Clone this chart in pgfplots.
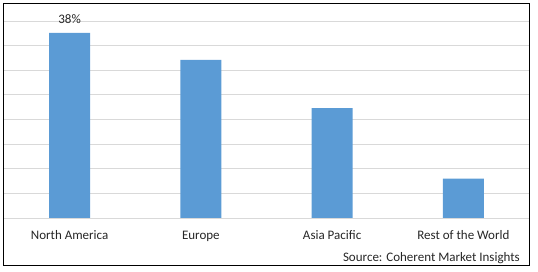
\documentclass[border=0pt]{standalone}
\usepackage{pgfplots}
\pgfplotsset{compat=1.18}
\usepackage{fontspec}
\setmainfont{Carlito}
\definecolor{barblue}{HTML}{5B9BD5}
\definecolor{gridgray}{HTML}{D9D9D9}
\definecolor{txt}{HTML}{262626}
\begin{document}
\begin{tikzpicture}[x=1pt,y=1pt]
\useasboundingbox (-4,-54) rectangle (534,218);
\begin{axis}[
  at={(0pt,0pt)}, anchor=south west,
  scale only axis, width=525pt, height=197pt,
  xmin=-0.5, xmax=3.5, ymin=0, ymax=40,
  axis line style={draw=none},
  ymajorgrids, grid style={gridgray, line width=0.8pt},
  ytick={0,5,...,40}, yticklabels={},
  xtick={0,1,2,3},
  xticklabels={North America, Europe, Asia Pacific, Rest of the World},
  major tick length=0pt,
  tick label style={font=\fontsize{13}{15}\selectfont, text=txt},
  xticklabel style={anchor=base, yshift=-22pt, inner sep=0pt},
  ybar, bar width=41pt,
  point meta=explicit symbolic,
  nodes near coords,
  nodes near coords style={font=\fontsize{13}{15}\selectfont, text=txt, anchor=base, yshift=9pt, inner sep=0pt},
]
\addplot[fill=barblue, draw=none] coordinates {(0,37.6)[38\%] (1,32.1)[] (2,22.3)[] (3,8.0)[]};
\end{axis}
\draw[black, line width=1pt] (0,-48) rectangle (525,214);
\node[anchor=base east, inner sep=0pt, text=txt, font=\fontsize{13}{15}\selectfont] at (516,-43.3) {Source: Coherent Market Insights};
\end{tikzpicture}
\end{document}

- _Stated exercise_:
Return the listing above in full and without alteration, excluding its pictures.

- _Answer to the exercise_:
Clone this chart in pgfplots.
\documentclass[border=0pt]{standalone}
\usepackage{pgfplots}
\pgfplotsset{compat=1.18}
\usepackage{fontspec}
\setmainfont{Carlito}
\definecolor{barblue}{HTML}{5B9BD5}
\definecolor{gridgray}{HTML}{D9D9D9}
\definecolor{txt}{HTML}{262626}
\begin{document}
\begin{tikzpicture}[x=1pt,y=1pt]
\useasboundingbox (-4,-54) rectangle (534,218);
\begin{axis}[
  at={(0pt,0pt)}, anchor=south west,
  scale only axis, width=525pt, height=197pt,
  xmin=-0.5, xmax=3.5, ymin=0, ymax=40,
  axis line style={draw=none},
  ymajorgrids, grid style={gridgray, line width=0.8pt},
  ytick={0,5,...,40}, yticklabels={},
  xtick={0,1,2,3},
  xticklabels={North America, Europe, Asia Pacific, Rest of the World},
  major tick length=0pt,
  tick label style={font=\fontsize{13}{15}\selectfont, text=txt},
  xticklabel style={anchor=base, yshift=-22pt, inner sep=0pt},
  ybar, bar width=41pt,
  point meta=explicit symbolic,
  nodes near coords,
  nodes near coords style={font=\fontsize{13}{15}\selectfont, text=txt, anchor=base, yshift=9pt, inner sep=0pt},
]
\addplot[fill=barblue, draw=none] coordinates {(0,37.6)[38\%] (1,32.1)[] (2,22.3)[] (3,8.0)[]};
\end{axis}
\draw[black, line width=1pt] (0,-48) rectangle (525,214);
\node[anchor=base east, inner sep=0pt, text=txt, font=\fontsize{13}{15}\selectfont] at (516,-43.3) {Source: Coherent Market Insights};
\end{tikzpicture}
\end{document}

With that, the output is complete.